The Gothic tends to displace contemporary fears onto the past to speak to the present, and often about its futurity. Certainly Godwin's "Caleb Williams" and "St. Leon" look both forward and back, and Maturin's "Melmoth the Wanderer," born as it is from one of his sermons, serves the purpose of a warning about present cultural practices and their effects on futurity.

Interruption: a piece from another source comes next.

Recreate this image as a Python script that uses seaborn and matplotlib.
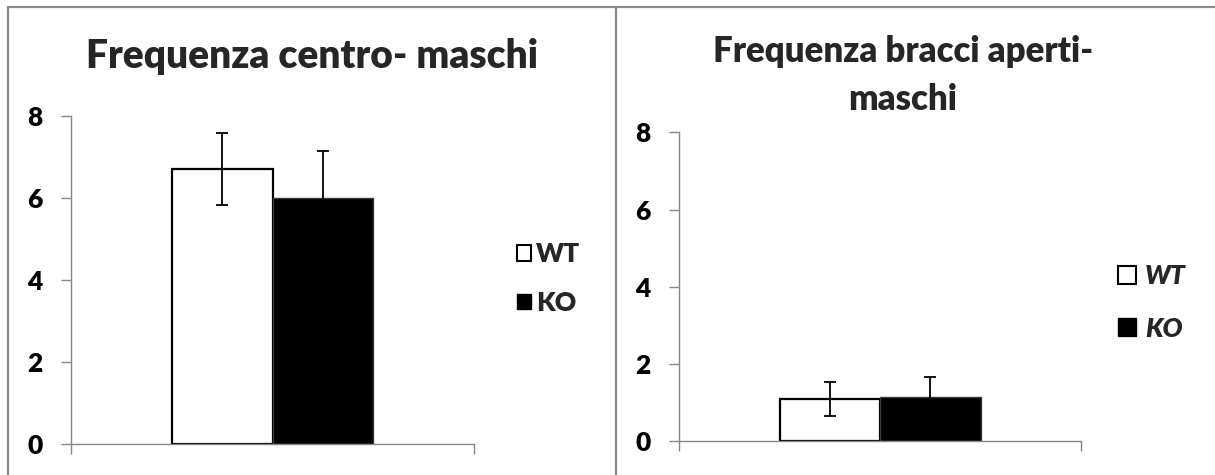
import numpy as np
import pandas as pd
import seaborn as sns
import matplotlib
matplotlib.use("Agg")
import matplotlib.pyplot as plt
from matplotlib.lines import Line2D
from matplotlib.patches import Patch

# Group labels and measured values (mean +/- error)
genotypes = ["WT", "KO"]
centro_mean = [6.7, 6.0]
centro_err = [0.88, 1.15]
bracci_mean = [1.1, 1.15]
bracci_err = [0.44, 0.52]
y_ticks = [0, 2, 4, 6, 8]
title_centro = "Frequenza centro- maschi"
title_bracci = "Frequenza bracci aperti-\nmaschi"

sns.set_theme(style="white")
plt.rcParams["font.family"] = ["Lato", "DejaVu Sans"]

W, H = 1215, 475
fig = plt.figure(figsize=(W / 100, H / 100), dpi=100)
fig.patch.set_facecolor("white")

GRID = "#868686"
WEIGHT = "heavy"


def axes_px(x0, x1, ytop, ybot):
    return fig.add_axes([x0 / W, (H - ybot) / H, (x1 - x0) / W, (ybot - ytop) / H])


def draw_panel(ax, means, errs, err_color):
    df = pd.DataFrame({"grp": ["", ""], "genotype": genotypes, "value": means})
    sns.barplot(data=df, x="grp", y="value", hue="genotype", hue_order=genotypes,
                palette={"WT": "white", "KO": "black"}, width=0.5,
                errorbar=None, legend=False, ax=ax, zorder=2)
    bars = ax.patches[:2]
    bars[0].set_edgecolor("black")
    bars[0].set_linewidth(1.6)
    bars[1].set_edgecolor("#3a3a3a")
    bars[1].set_linewidth(1.0)
    xs = [b.get_x() + b.get_width() / 2 for b in bars]
    hs = [b.get_height() for b in bars]
    ax.errorbar(xs, hs, yerr=errs, fmt="none", ecolor=err_color,
                elinewidth=1.3, capsize=4.3, capthick=1.3, zorder=5)
    ax.set_xlim(-0.5, 0.5)
    ax.set_ylim(0, 8)
    ax.set_yticks(y_ticks)
    ax.set_yticklabels([str(t) for t in y_ticks], fontsize=19, fontweight=WEIGHT)
    ax.set_xticks([-0.5, 0.5])
    ax.set_xticklabels([])
    ax.set_xlabel("")
    ax.set_ylabel("")
    ax.tick_params(axis="y", left=True, direction="out", length=7, width=1,
                   color=GRID, pad=13.7, labelcolor="black")
    ax.tick_params(axis="x", bottom=True, direction="out", length=7, width=1,
                   color=GRID)
    for side in ("top", "right"):
        ax.spines[side].set_visible(False)
    for side in ("left", "bottom"):
        ax.spines[side].set_color(GRID)
        ax.spines[side].set_linewidth(1)
    ax.set_facecolor("none")


ax1 = axes_px(71, 474, 116, 444)
draw_panel(ax1, centro_mean, centro_err, "black")
ax2 = axes_px(679, 1081, 132.3, 441.3)
draw_panel(ax2, bracci_mean, bracci_err, "black")

# Titles
fig.text(312 / W, (H - 68) / H, title_centro, ha="center", va="baseline",
         fontsize=28, fontweight=WEIGHT)
fig.text(903 / W, (H - 110) / H, title_bracci, ha="center", va="baseline",
         fontsize=25, fontweight=WEIGHT, linespacing=1.54, multialignment="center")

# Legends
handles = [Patch(facecolor="white", edgecolor="black", linewidth=1.5),
           Patch(facecolor="black", edgecolor="black", linewidth=1.0)]
fig.legend(handles, genotypes, loc="center left",
           bbox_to_anchor=(517 / W, (H - 278.5) / H), frameon=False,
           prop={"weight": WEIGHT, "size": 19}, handlelength=0.53,
           handleheight=0.53, handletextpad=0.2, labelspacing=0.92,
           borderpad=0, borderaxespad=0)
fig.legend(handles, genotypes, loc="center left",
           bbox_to_anchor=(1118 / W, (H - 302.5) / H), frameon=False,
           prop={"weight": WEIGHT, "style": "italic", "size": 19},
           handlelength=0.68, handleheight=0.68, handletextpad=0.35,
           labelspacing=1.07, borderpad=0, borderaxespad=0)

# Outer chart frames
FRAME = "#8a8a8a"
fig.add_artist(Line2D([8 / W, 8 / W], [0, (H - 7) / H], transform=fig.transFigure,
                      color=FRAME, lw=1.6))
fig.add_artist(Line2D([8 / W, 1], [(H - 7) / H, (H - 7) / H], transform=fig.transFigure,
                      color=FRAME, lw=1.6))
fig.add_artist(Line2D([616 / W, 616 / W], [0, (H - 7) / H], transform=fig.transFigure,
                      color=FRAME, lw=1.6))

fig.savefig("out.png", dpi=100, facecolor="white")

Quoting Shakespeare and Milton, Shelley writes in "On Life" that "man is a being of high aspirations 'looking both before and after,' whose 'thoughts that wander through eternity,' disclaim alliance with transience and decay." I suggest that in and across the Gothic and the Romantic wanders the figure of the Wanderer, opening up novelistic possibilities and providing a point of crossing for a shared concern with the questions about bodies moving through worlds, and histories of worlds. From the myth of the Wandering Jew through Maturin's Melmoth, Wordsworth's wanderers and travelers, Coleridge's Mariner, Shelley's Alastor, Byron's adventurers, solitaries, and pilgrims, and Keats' dreamer/poet of the "Hyperion" poems, to give only a partial list of the various poetic voices and characters who "wander," the act of wandereing raises questions about the relations within a matrix of body/spirit and body/culture. Each binary involves competing discourses centered around the question of which term signifies the phenomenal and which the epiphenomenal. Between the pairings a further dialectic takes place, akin to what Foucault calls "jeux de verite" (games of truth), a kind of epistemological wanderering. As poets, poetic voices, narrators, and characters wander, embodied and disembodied, through events and history, accepting or representing different orientations between the phenomenal and the epiphenomenal, they open up Romantic and Gothic texts to "old" and "new" discourses of sciences, philosophy, economics, and subjectivity. With the figure of the Wanderer signs begin to wander; language begins to wander across meanings. The consequent disorientation at the point when language begins to break down as a coherent signifying system reveals the inadequacy of the "old" and "new" discourses to resolve themselves into a coherent and unified discourse of futurity. The Wanderer, damned to life, exiled from the transcendent that would make the relationship between signs and referents stable, haunts the works of Romantic and Gothic writers alike.
Interrogating a few Gothic wanderings alonside a few Romantic ones, I will examine how the dialectic occasioned by such an equivocal figure reveals the anxieties about, and complex investigatins of, the relationships between bodies, spirits, and cultural discourses of science, sexuality, and subjectivity.